The other frustration has been the apparent need for discipline with Micah. Up until this point we've been pretty inconsistent, but I think he definitely needs some rules and consequences. Last week I decided I would use his crib as a 'time-out' location since he no longer uses it for sleeping. Well, he had a BLAST in there! Running around in circles and making himself dizzy. I couldn't help but laugh and pull out the video camera even though part of me was thinking - what am I going to do? Time out isn't supposed to be fun!!

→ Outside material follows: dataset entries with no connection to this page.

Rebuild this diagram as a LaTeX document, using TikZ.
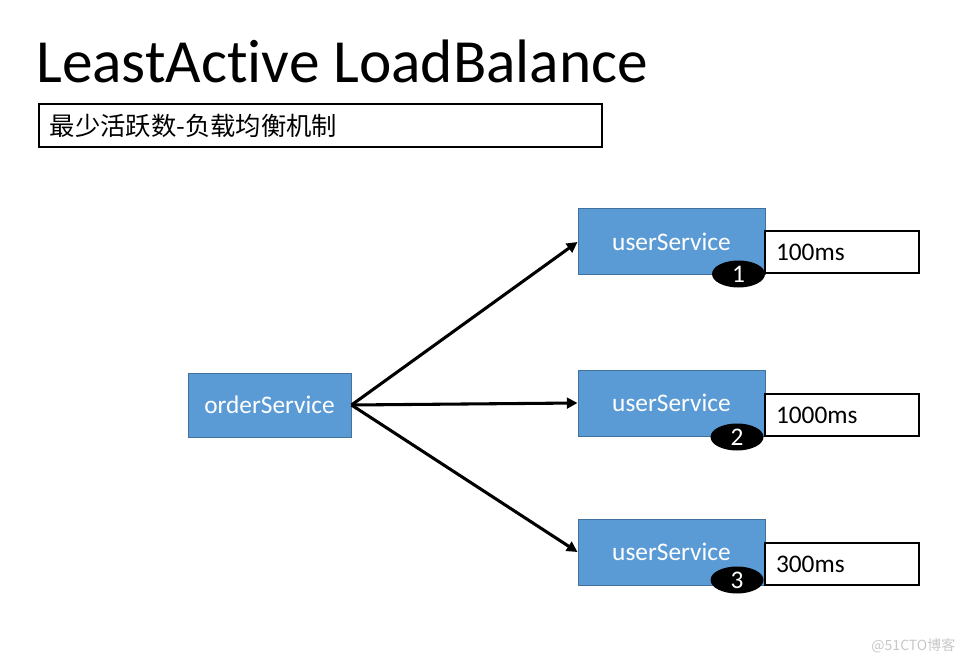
\documentclass[tikz,border=0pt]{standalone}
\usepackage{fontspec}
\setmainfont{Carlito}[Ligatures=NoCommon]
\newfontfamily\cjk{Noto Sans CJK SC}
\usepackage{xcolor}
\usepackage{tikz}
\usetikzlibrary{positioning, arrows.meta, shapes.geometric, calc}
\definecolor{svcblue}{HTML}{5B9BD5}
\definecolor{svcedge}{HTML}{41719C}

\begin{document}
\begin{tikzpicture}[x=0.75pt, y=-0.75pt,
    svc/.style={rectangle, draw=svcedge, fill=svcblue, line width=0.75pt, text=white, font=\fontsize{19}{22}\selectfont},
    timebox/.style={rectangle, draw, line width=2pt, fill=white, minimum width=115.5pt, minimum height=31.5pt, text width=99pt, inner xsep=8.25pt, align=left, font=\fontsize{19}{22}\selectfont},
    badge/.style={ellipse, fill=black, text=white, minimum width=39.75pt, minimum height=20.25pt, inner sep=0pt, font=\fontsize{19}{20}\selectfont},
    call/.style={line width=2.3pt, -{Triangle[length=8pt, width=8pt]}}]
    \useasboundingbox (0,0) rectangle (968,663);

    \node[anchor=base west, inner sep=0pt, font=\fontsize{46}{50}\selectfont] (title) at (36,83) {LeastActive LoadBalance};
    \node[rectangle, draw, line width=2pt, minimum width=422.25pt, minimum height=32.25pt, text width=406pt, inner xsep=8pt, align=left, font=\cjk\fontsize{19}{22}\selectfont] (sub) at (320.5,125.5) {最少活跃数-负载均衡机制};

    \node[svc, minimum width=122.25pt, minimum height=48pt] (order) at (269.5,405) {orderService};
    \node[svc, minimum width=140.25pt, minimum height=49.5pt] (user1) at (671.5,242) {userService};
    \node[svc, minimum width=140.25pt, minimum height=49.5pt] (user2) at (671.5,403) {userService};
    \node[svc, minimum width=140.25pt, minimum height=49.5pt] (user3) at (671.5,552) {userService};

    \node[timebox] (time1) at (842,252) {100ms};
    \node[timebox] (time2) at (842,415) {1000ms};
    \node[timebox] (time3) at (842,564) {300ms};

    \node[badge] (n1) at (738.5,274) {1};
    \node[badge] (n2) at (737,437) {2};
    \node[badge] (n3) at (737,580) {3};

    \draw[call] (order.east) -- (user1.west);
    \draw[call] (order.east) -- (user2.west);
    \draw[call] (order.east) -- (user3.west);

    \node[anchor=east, text=black!22, font=\cjk\fontsize{10.5}{12}\selectfont] (mark) at (960,646) {@51CTO博客};
\end{tikzpicture}
\end{document}
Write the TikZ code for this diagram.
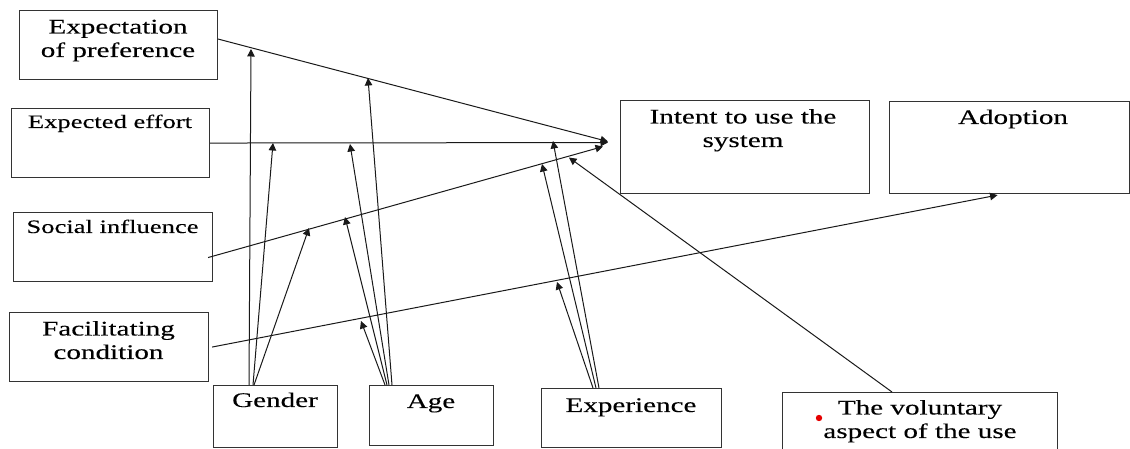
\documentclass[tikz,border=0pt]{standalone}
\usepackage{fontspec}
\setmainfont{Liberation Serif}[FakeStretch=1.4, FakeBold=0.12]
\usetikzlibrary{arrows.meta}

\tikzset{
  box/.style={draw=black!80, line width=1.1bp, rectangle, inner sep=0pt, anchor=north west},
  bigtxt/.style={font=\fontsize{20.8bp}{23.5bp}\selectfont, align=center, inner sep=0pt, anchor=base},
  smalltxt/.style={font=\fontsize{19bp}{22bp}\selectfont, align=center, inner sep=0pt, anchor=base},
  arr/.style={draw=black!90, line width=1bp, -{Triangle[length=7.5bp,width=7.5bp]}},
}

\begin{document}
\begin{tikzpicture}[x=1bp, y=-1bp]
\useasboundingbox (0,0) rectangle (1130,449);
\clip (0,0) rectangle (1130,449);

% construct boxes
\node[box, minimum width=198bp, minimum height=69bp] (pe) at (19,10) {};
\node[box, minimum width=198bp, minimum height=69bp] (ee) at (11,108) {};
\node[box, minimum width=199bp, minimum height=69bp] (si) at (13,212) {};
\node[box, minimum width=199bp, minimum height=69bp] (fc) at (9,312) {};
\node[box, minimum width=249bp, minimum height=93bp] (it) at (620,100) {};
\node[box, minimum width=240bp, minimum height=92bp] (ad) at (889,101) {};
% moderator boxes
\node[box, minimum width=124bp, minimum height=62bp] (ge) at (213,385) {};
\node[box, minimum width=124bp, minimum height=60bp] (ag) at (369,385) {};
\node[box, minimum width=180bp, minimum height=59bp] (ex) at (541,388) {};
\node[box, minimum width=275bp, minimum height=90bp] (vo) at (782,392) {};

% labels
\node[bigtxt] (pe-t) at (118,57) {Expectation\\of preference};
\node[smalltxt] (ee-t) at (110,128) {Expected effort};
\node[smalltxt] (si-t) at (112.5,233) {Social influence};
\node[bigtxt] (fc-t) at (108.5,359) {Facilitating\\condition};
\node[bigtxt] (it-t) at (743,147) {Intent to use the\\system};
\node[bigtxt] (ad-t) at (1013,124) {Adoption};
\node[bigtxt] (ge-t) at (275,407) {Gender};
\node[bigtxt] (ag-t) at (431,408) {Age};
\node[bigtxt] (ex-t) at (631,412) {Experience};
\node[bigtxt] (vo-t) at (920,438) {The voluntary\\aspect of the use};
\fill[red!90!black] (819,418) circle (3.2bp);

% points where moderator arrows meet the main paths
\coordinate (g1) at (251,49);
\coordinate (g2) at (273,143);
\coordinate (g3) at (309,228);
\coordinate (a1) at (368,78);
\coordinate (a2) at (350,144);
\coordinate (a3) at (345,217);
\coordinate (a4) at (361,321);
\coordinate (e1) at (553,141);
\coordinate (e2) at (542,164);
\coordinate (e3) at (557,282);

% ends of the main paths near the intent box
\coordinate (itA) at ([xshift=-12bp,yshift=5.5bp]it.west);
\coordinate (itB) at ([xshift=-12bp,yshift=4.5bp]it.west);
\coordinate (itC) at ([xshift=-17bp,yshift=0.5bp]it.west);
\coordinate (itD) at ([xshift=-51bp,yshift=-10.5bp]it.west);
\coordinate (adA) at ([xshift=-12bp,yshift=-1bp]ad.south);

% main paths
\draw[arr] ([yshift=6bp]pe.east) -- (itA);
\draw[arr] (ee.east) -- (itB);
\draw[arr] ([xshift=-5bp,yshift=-10.5bp]si.east) -- (itC);
\draw[arr] ([xshift=3bp]fc.east) -- (adA);
\draw[arr] ([xshift=110bp]vo.north west) -- (itD);

% gender
\draw[arr] ([xshift=36bp]ge.north west) -- (g1);
\draw[arr] ([xshift=40bp]ge.north west) -- (g2);
\draw[arr] ([xshift=41bp]ge.north west) -- (g3);
% age
\draw[arr] ([xshift=23bp]ag.north west) -- (a1);
\draw[arr] ([xshift=20bp]ag.north west) -- (a2);
\draw[arr] ([xshift=18bp]ag.north west) -- (a3);
\draw[arr] ([xshift=16bp]ag.north west) -- (a4);
% experience
\draw[arr] ([xshift=58bp]ex.north west) -- (e1);
\draw[arr] ([xshift=55bp]ex.north west) -- (e2);
\draw[arr] ([xshift=52bp]ex.north west) -- (e3);
\end{tikzpicture}
\end{document}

So, now the crib has taken on a new purpose - a fun "play pen" to put Micah in when I need to get him out of my hair for 15 minutes or so. Just toss a few books and toys in there and he's pretty happy!

So as for the time-out, I think we will try to implement a "naughty stool" or something of that nature. I know some of you (like Janelle) have been dealing with discipline issues already. What's working for you?






And here's a collage of pictures from Erik's Dad's birthday supper on Saturday night. Micah with his Uncle Doug; Micah & Daddy playing with a tortilla chip box (Micah preferred it to be on Daddy's head and not his own); and Micah helping Grandpa blow out his 9 birthday candles (I think there were about 40 more missing...)

3 comments:

Amber said...

Hey, are you implying that I don't know what I'm doing??!?! ;)

Amber said...

Now that I got that out of the way I am going to continue reading your post, hee hee.

The Keowns said...

Liam is starting to cling like that too. All of the kids did that. I remember being in church nursery and wondering if we would ever be able to sit in church again. Aidan is over it, but cassidy is still haveing a hard time but she is getting better. Liam just started this and refuses to be anywhere without one of us. Rather frustrating.
As for discipline, we have tried the timeouts in rooms but it was a big joke. honestly, putting Aidan on a the stairs steps or in a corner is torture to them. As well, we are learning to take away something of great value, for example a blankie or fav. toy.